2.           Quality of Care Component.    If the quality of care target is met, the Bonus shall be paid in the amount determined as set forth above.  If the quality of care target is not met, the Committee shall deduct such amount of the Bonus for each of Mr. Matros, Mr. Mathies and Dr. Hunker as it determines in its discretion from the amount otherwise payable.  The quality of care target is met if quality of care at skilled nursing centers operated by SunBridge and its subsidiaries is better than or equal to the quality of care at skilled nursing centers of SunBridge’s for-profit peer group of companies for the Applicable Fiscal Year (or the twelve month period ending as close as possible to the end of Applicable Fiscal Year for which data are available at the time the Committee considers the amount of the Bonus), in each case as measured by the Health Deficiency Index reported by PointRight, Inc. or whichever independent reporting entity is then used by Sun to provide such information.  Notwithstanding the above, if actual EBITDA is at least equal to 85% of target, the amount of the Bonus payable to Messrs.
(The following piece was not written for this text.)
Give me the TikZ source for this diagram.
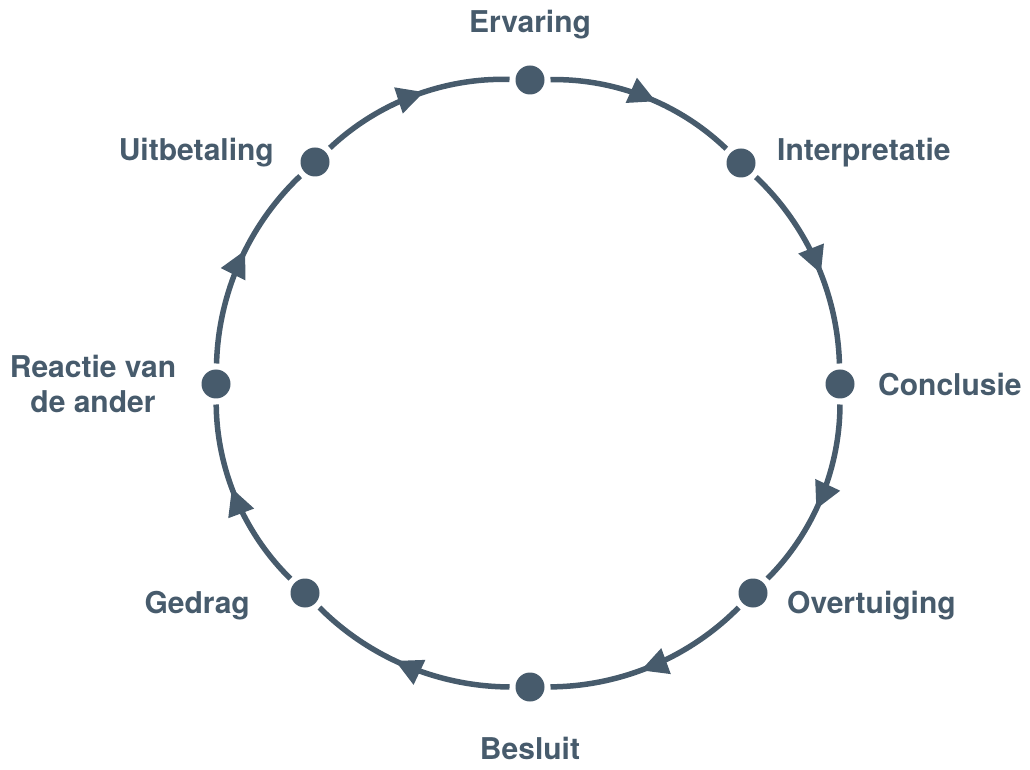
\documentclass[tikz,border=0pt]{standalone}
\usepackage{fontspec}
\setmainfont{TeX Gyre Heros}
\usetikzlibrary{arrows.meta,decorations.markings}
\definecolor{slate}{RGB}{71,91,108}
\begin{document}
\begin{tikzpicture}[x=1pt,y=1pt,
  dot/.style={circle,fill=slate,minimum size=29pt,inner sep=0pt,outer sep=6pt},
  lbl/.style={text=slate,font=\fontsize{30}{35}\selectfont\bfseries,inner sep=0pt},
  link/.style={draw=slate,line width=5.5pt,bend left=22.5,looseness=0.88,
    postaction={decorate},
    decoration={markings,mark=at position 0.56 with {\arrow[slate]{Triangle[length=27pt,width=26pt]}}}}]
\useasboundingbox (0,0) rectangle (1030,769);
% dots
\node[dot] (e1) at (530,689) {};
\node[dot] (e2) at (741,606) {};
\node[dot] (e3) at (840,385) {};
\node[dot] (e4) at (753,176) {};
\node[dot] (e5) at (530,82) {};
\node[dot] (e6) at (305,176) {};
\node[dot] (e7) at (216,385) {};
\node[dot] (e8) at (315,607) {};
% connectors
\draw[link] (e1) to (e2);
\draw[link] (e2) to (e3);
\draw[link] (e3) to (e4);
\draw[link] (e4) to (e5);
\draw[link] (e5) to (e6);
\draw[link] (e6) to (e7);
\draw[link] (e7) to (e8);
\draw[link] (e8) to (e1);
% labels
\node[lbl,anchor=base] (l1) at (530,736) {Ervaring};
\node[lbl,anchor=base west] (l2) at (777,608) {Interpretatie};
\node[lbl,anchor=base west] (l3) at (878,373) {Conclusie};
\node[lbl,anchor=base west] (l4) at (787,156) {Overtuiging};
\node[lbl,anchor=base] (l5) at (530,10) {Besluit};
\node[lbl,anchor=base east] (l6) at (250,156) {Gedrag};
\node[lbl,align=center] (l7) at (93,385) {Reactie van\\de ander};
\node[lbl,anchor=base east] (l8) at (274,608) {Uitbetaling};
\end{tikzpicture}
\end{document}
Matros and Mathies cannot be less than 10% of their respective base salaries.

3.           Timing of Payment.  The Bonus shall be paid to each executive after completion of the year-end audit in 2009 (but in no event later than March 15, 2009).

4.           Recoupment of Bonus Payments.  A Bonus paid to an Executive is subject to recoupment, to the extent determined to be appropriate by the Committee, if each of the following circumstances occur: (1) the amount of the Bonus was calculated based on the achievement of EBITDA, the calculation of which was based on financial statements that are subsequently the subject of an accounting restatement due to noncompliance with any financial reporting requirement under the securities laws; (2) fraud or intentional misconduct by any Executive, or any officer or employee that reports to an Executive was a significant contributing factor to such noncompliance; and (3) the restated financial statements are issued and completed prior to the issuance and completion of the financial statements for the third fiscal year following the Applicable Fiscal Year to which the Bonus relates.  In such circumstances, a Bonus will be subject to recoupment only to the extent a lesser Bonus would have been paid to an Executive based upon EBITDA, as restated, and only as to the net amount of such portion of the Bonus after reduction for the Executive’s tax liability on that portion of the Bonus.  By accepting a Bonus, each Executive agrees to promptly make any Bonus reimbursement required by the Committee in accordance with this section, and that Sun, SunBridge and their respective affiliates may deduct from any amounts owed to the executive from time to time (such as wages or other compensation) any amounts the Executive is required to reimburse Sun and/or SunBridge pursuant to this section.  This section does not limit any other remedies Sun, SunBridge or their respective affiliates may have available in the circumstances, which may include, without limitation, dismissing the executive or initiating other disciplinary procedures.  The provisions of this section are in addition to (and not in lieu of) any rights to repayment Sun, SunBridge or their respective affiliates may have under Section 304 of the Sarbanes-Oxley Act of 2002 and other applicable laws.